> _Objective_
Set down the data below without change, skipping the pictures it holds.

>>>

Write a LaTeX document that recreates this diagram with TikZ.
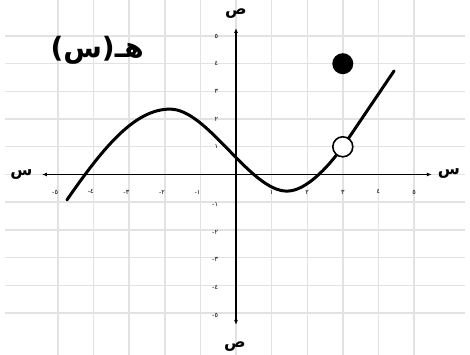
\documentclass[tikz,border=0pt]{standalone}
\usepackage{fontspec}
\usetikzlibrary{arrows.meta}
\TeXXeTstate=1
\newfontfamily\arabicfont[Script=Arabic]{DejaVu Sans}
\newfontfamily\parenfont{DejaVu Sans}
\definecolor{GridGray}{HTML}{E2E2E2}

\begin{document}
\begin{tikzpicture}[
  x=35.6pt,y=27.7pt,
  gridline/.style={draw=GridGray,line width=1.4pt},
  axis/.style={{Latex[length=5pt,width=4pt]}-{Latex[length=5pt,width=4pt]},line width=1.3pt},
  curve/.style={line width=3pt,line cap=round},
  tick/.style={font=\arabicfont\fontsize{6.5}{6.5}\selectfont,inner sep=0pt},
  axlabel/.style={font=\arabicfont\bfseries\fontsize{16}{16}\selectfont,inner sep=0pt},
  dot/.style={circle,fill=black,minimum size=21pt,inner sep=0pt},
  hole/.style={circle,draw=black,line width=1.6pt,fill=white,minimum size=20pt,inner sep=0pt}
]
\useasboundingbox (-236pt,-180.5pt) rectangle (234pt,174.5pt);
\foreach \i in {-5,...,5} {
  \draw[gridline] (\i,6.3) -- (\i,-6.52);
  \draw[gridline] (-6.49,\i) -- (6.43,\i);
}
\coordinate (xleft) at (-5.45,0);
\coordinate (xright) at (5.5,0);
\coordinate (ytop) at (0,5.29);
\coordinate (ybottom) at (0,-5.43);
\draw[axis] (xleft) -- (xright);
\draw[axis] (ybottom) -- (ytop);
\node[axlabel] (xl) at (-6.03,0) {س};
\node[axlabel] (xr) at (5.98,0.05) {س};
\node[axlabel] (yt) at (0,5.8) {ص};
\node[axlabel] (yb) at (-0.03,-6.2) {ص};
\foreach \k/\d in {1/١,2/٢,3/٣,4/٤,5/٥} {
  \node[tick] (xp\k) at (\k,-0.63) {\d};
  \node[tick] (xn\k) at (-\k-0.08,-0.63) {\d-};
  \node[tick,anchor=east] (yp\k) at (-0.5,\k) {\d};
  \node[tick,anchor=east] (yn\k) at (-0.5,-\k-0.08) {\d-};
}
\draw[curve] (-4.75,-0.92) .. controls (-3.65,1.13) and (-2.8,2.36) .. (-1.85,2.36)
  .. controls (-0.8,2.36) and (0.4,-0.6) .. (1.43,-0.6)
  .. controls (1.95,-0.6) and (2.55,0.21) .. (3,1) -- (4.44,3.74);
\node[hole] (open) at (3,1) {};
\node[dot] (closed) at (3,4) {};
\node[font=\bfseries\fontsize{28}{28}\selectfont,inner sep=0pt] (fname) at (-3.9,4.49)
  {{\parenfont(}{\arabicfont س}{\parenfont)}{\arabicfont هـ}};
\end{tikzpicture}
\end{document}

<<<

> _Solution for this exercise_
Write a LaTeX document that recreates this diagram with TikZ.
\documentclass[tikz,border=0pt]{standalone}
\usepackage{fontspec}
\usetikzlibrary{arrows.meta}
\TeXXeTstate=1
\newfontfamily\arabicfont[Script=Arabic]{DejaVu Sans}
\newfontfamily\parenfont{DejaVu Sans}
\definecolor{GridGray}{HTML}{E2E2E2}

\begin{document}
\begin{tikzpicture}[
  x=35.6pt,y=27.7pt,
  gridline/.style={draw=GridGray,line width=1.4pt},
  axis/.style={{Latex[length=5pt,width=4pt]}-{Latex[length=5pt,width=4pt]},line width=1.3pt},
  curve/.style={line width=3pt,line cap=round},
  tick/.style={font=\arabicfont\fontsize{6.5}{6.5}\selectfont,inner sep=0pt},
  axlabel/.style={font=\arabicfont\bfseries\fontsize{16}{16}\selectfont,inner sep=0pt},
  dot/.style={circle,fill=black,minimum size=21pt,inner sep=0pt},
  hole/.style={circle,draw=black,line width=1.6pt,fill=white,minimum size=20pt,inner sep=0pt}
]
\useasboundingbox (-236pt,-180.5pt) rectangle (234pt,174.5pt);
\foreach \i in {-5,...,5} {
  \draw[gridline] (\i,6.3) -- (\i,-6.52);
  \draw[gridline] (-6.49,\i) -- (6.43,\i);
}
\coordinate (xleft) at (-5.45,0);
\coordinate (xright) at (5.5,0);
\coordinate (ytop) at (0,5.29);
\coordinate (ybottom) at (0,-5.43);
\draw[axis] (xleft) -- (xright);
\draw[axis] (ybottom) -- (ytop);
\node[axlabel] (xl) at (-6.03,0) {س};
\node[axlabel] (xr) at (5.98,0.05) {س};
\node[axlabel] (yt) at (0,5.8) {ص};
\node[axlabel] (yb) at (-0.03,-6.2) {ص};
\foreach \k/\d in {1/١,2/٢,3/٣,4/٤,5/٥} {
  \node[tick] (xp\k) at (\k,-0.63) {\d};
  \node[tick] (xn\k) at (-\k-0.08,-0.63) {\d-};
  \node[tick,anchor=east] (yp\k) at (-0.5,\k) {\d};
  \node[tick,anchor=east] (yn\k) at (-0.5,-\k-0.08) {\d-};
}
\draw[curve] (-4.75,-0.92) .. controls (-3.65,1.13) and (-2.8,2.36) .. (-1.85,2.36)
  .. controls (-0.8,2.36) and (0.4,-0.6) .. (1.43,-0.6)
  .. controls (1.95,-0.6) and (2.55,0.21) .. (3,1) -- (4.44,3.74);
\node[hole] (open) at (3,1) {};
\node[dot] (closed) at (3,4) {};
\node[font=\bfseries\fontsize{28}{28}\selectfont,inner sep=0pt] (fname) at (-3.9,4.49)
  {{\parenfont(}{\arabicfont س}{\parenfont)}{\arabicfont هـ}};
\end{tikzpicture}
\end{document}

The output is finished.